# Login per Webcam



## Hancock (28. November 2008)

Servus!

Ich hab mal bei jemandem gesehen, dass er sich in sein Windows Benutzerkonto eingeloggt hat, indem die Webcam seines Notebooks (es war ein Asus, glaub ich) sein Gesicht erkannt hat. Kennt jemand die Software/ etwas ähnliches?


----------



## Herbboy (28. November 2008)

hast du es nur gesehen, oder kennst du denjenigen? es wäre denkbar, dass das nur geht, wenn das NBook dafür auch vorgesehen ist, da es sonst sei könnte, dass die camtreiber und software VOR er anmeldung bei windows noch gar nicht aktiv sind ^^


----------



## Hancock (28. November 2008)

Ja, ich kenn denjenigen schon, seh ihn aber frühestens in ein paar Monaten wieder. Außerdem kennt er sich mit Computern kaum aus, und ich trau iihm nicht zu, herauszufinden, wie das Programm heißt, das da so tief im System verankert ist.


----------



## SpaM_BoT (28. November 2008)

Das funktioniert halt per Gesichtserkennungssoftware. Von Toshiba gibts zb. Notebooks mit solcher Software. Dieses zb.: KLICK
Welche Software da aber speziell zum Einsatz kommt das weis ich nicht. Auf der Website von Toshiba steht nur was von "Toshiba Gesichtserkennungssoftware".


----------



## Hancock (28. Dezember 2008)

Also, ich hab mich jetz nochmal ein bisschen schlau gemacht und rausgefunden, wie es geht.

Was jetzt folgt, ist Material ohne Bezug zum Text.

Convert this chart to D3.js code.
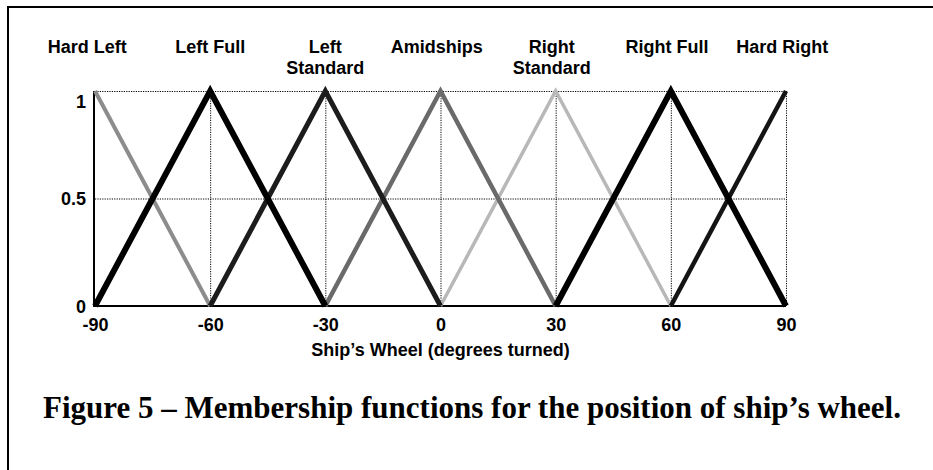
<!DOCTYPE html>
<html>
<head>
<meta charset="utf-8">
<script src="https://cdn.jsdelivr.net/npm/d3@7"></script>
<style>
  html, body { margin: 0; padding: 0; background: #fff; }
  svg { display: block; }
</style>
</head>
<body>
<svg id="chart" width="933" height="470"></svg>
<script>
// Membership function names (one triangle / shoulder per name)
const categories = ["Hard Left", "Left Full", "Left Standard", "Amidships",
                    "Right Standard", "Right Full", "Hard Right"];
// Break points of each membership function (degrees turned)
const xBreaks = [[-90, -60], [-90, -60, -30], [-60, -30, 0], [-30, 0, 30],
                 [0, 30, 60], [30, 60, 90], [60, 90]];
// Membership degree at each break point
const yValues = [[1, 0], [0, 1, 0], [0, 1, 0], [0, 1, 0],
                 [0, 1, 0], [0, 1, 0], [0, 1]];
// Where each name sits along the wheel axis
const labelAt = [-92, -60, -30, -1, 29, 59, 89];
// Axis ticks
const xTicks = [-90, -60, -30, 0, 30, 60, 90];
const xTickLabels = ["-90", "-60", "-30", "0", "30", "60", "90"];
const yTicks = [0, 0.5, 1];
const yTickLabels = ["0", "0.5", "1"];

const lineColor = ["#8c8c8c", "#000000", "#1c1c1c", "#6a6a6a", "#b8b8b8", "#000000", "#141414"];
const lineWidth = [4, 6, 5, 4.5, 3.5, 6, 4.5];
const drawOrder = [4, 0, 3, 2, 6, 1, 5];

const svg = d3.select("#chart");
const sans = "'Liberation Sans', Arial, Helvetica, sans-serif";

// Figure frame (left and top rule)
svg.append("path")
  .attr("d", "M8,470 V7 H933")
  .attr("fill", "none").attr("stroke", "#000").attr("stroke-width", 2);

const x = d3.scaleLinear().domain([-90, 90]).range([95, 786]);
const y = d3.scaleLinear().domain([0, 1]).range([306, 91]);

// Dotted grid
const grid = svg.append("g").attr("stroke", "#000").attr("stroke-width", 1)
  .attr("stroke-dasharray", "1.2,1.2").attr("fill", "none");
grid.selectAll("line.v").data(xTicks.slice(1)).join("line").attr("class", "v")
  .attr("x1", d => x(d) + 0.5).attr("x2", d => x(d) + 0.5)
  .attr("y1", y(1)).attr("y2", y(0));
grid.selectAll("line.h").data([0.5, 1]).join("line").attr("class", "h")
  .attr("x1", x(-90)).attr("x2", x(90))
  .attr("y1", d => y(d) + 0.5).attr("y2", d => y(d) + 0.5);

// Solid axes (left and bottom)
const xAxis = d3.axisBottom(x).tickValues(xTicks).tickSize(0).tickPadding(8)
  .tickFormat((d, i) => xTickLabels[i]);
const gx = svg.append("g").attr("transform", `translate(0,${y(0)})`).call(xAxis);
gx.select(".domain").attr("stroke", "#000").attr("stroke-width", 2)
  .attr("d", `M${x(-90) - 1},0H${x(90)}`);
gx.selectAll("text").attr("font-family", sans).attr("font-weight", "bold")
  .attr("font-size", 18).attr("fill", "#000").attr("dy", "0.95em");

const yAxis = d3.axisLeft(y).tickValues(yTicks).tickSize(0).tickPadding(8)
  .tickFormat((d, i) => yTickLabels[i]);
const gy = svg.append("g").attr("transform", `translate(${x(-90) - 1},0)`).call(yAxis);
gy.select(".domain").attr("stroke", "#000").attr("stroke-width", 2)
  .attr("d", `M0,${y(1)}V${y(0) + 1}`);
gy.selectAll("text").attr("font-family", sans).attr("font-weight", "bold")
  .attr("font-size", 18).attr("fill", "#000")
  .attr("dy", d => d === 1 ? "0.9em" : "0.35em");

// Membership functions
const line = d3.line().x(d => x(d[0])).y(d => y(d[1]));
svg.append("g").selectAll("path").data(drawOrder).join("path")
  .attr("d", i => line(xBreaks[i].map((v, k) => [v, yValues[i][k]])))
  .attr("fill", "none")
  .attr("stroke", i => lineColor[i])
  .attr("stroke-width", i => lineWidth[i])
  .attr("stroke-linejoin", "miter").attr("stroke-miterlimit", 10)
  .attr("stroke-linecap", "butt");

// Function names above the plot
const names = svg.append("g").attr("font-family", sans).attr("font-weight", "bold")
  .attr("font-size", 18).attr("text-anchor", "middle").attr("fill", "#000");
names.selectAll("text").data(categories).join("text")
  .attr("x", (d, i) => x(labelAt[i])).attr("y", 53)
  .each(function (d) {
    const words = d.split(" ");
    const t = d3.select(this);
    if (d.endsWith("Standard")) {
      t.append("tspan").attr("x", t.attr("x")).text(words[0]);
      t.append("tspan").attr("x", t.attr("x")).attr("dy", 21).text(words[1]);
    } else {
      t.text(d);
    }
  });

// Axis title
svg.append("text").attr("x", x(0)).attr("y", 356)
  .attr("text-anchor", "middle").attr("font-family", sans)
  .attr("font-weight", "bold").attr("font-size", 18)
  .text("Ship\u2019s Wheel (degrees turned)");

// Caption
svg.append("text").attr("x", 472).attr("y", 418)
  .attr("text-anchor", "middle")
  .attr("font-family", "'Liberation Serif', 'Times New Roman', Times, serif")
  .attr("font-weight", "bold").attr("font-size", 31)
  .text("Figure 5 \u2013 Membership functions for the position of ship\u2019s wheel.");
</script>
</body>
</html>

Is zwar noch nicht so ganz elegant, aber es funktioniert:

Man braucht:

1) das Tool Lemon Screen
2) ein Script im Autostart Ordner, das den Tastaturbefehl Alt + L automatisch nach dem Login sendet
3) Das Tool Hibernate Trigger, damit das ganze auch nach Standby/ Ruhezustand funktioniert.
4) Als Abschluss muss noch der Autologin für den Benutzer eingestellt werden (entweder per Regedit oder diverse Tools), und dass nach dem Ruhezustand das Passwort nicht abgefragt werden soll.

Wenn's noch Fragen gibt fragt mich bitte!


----------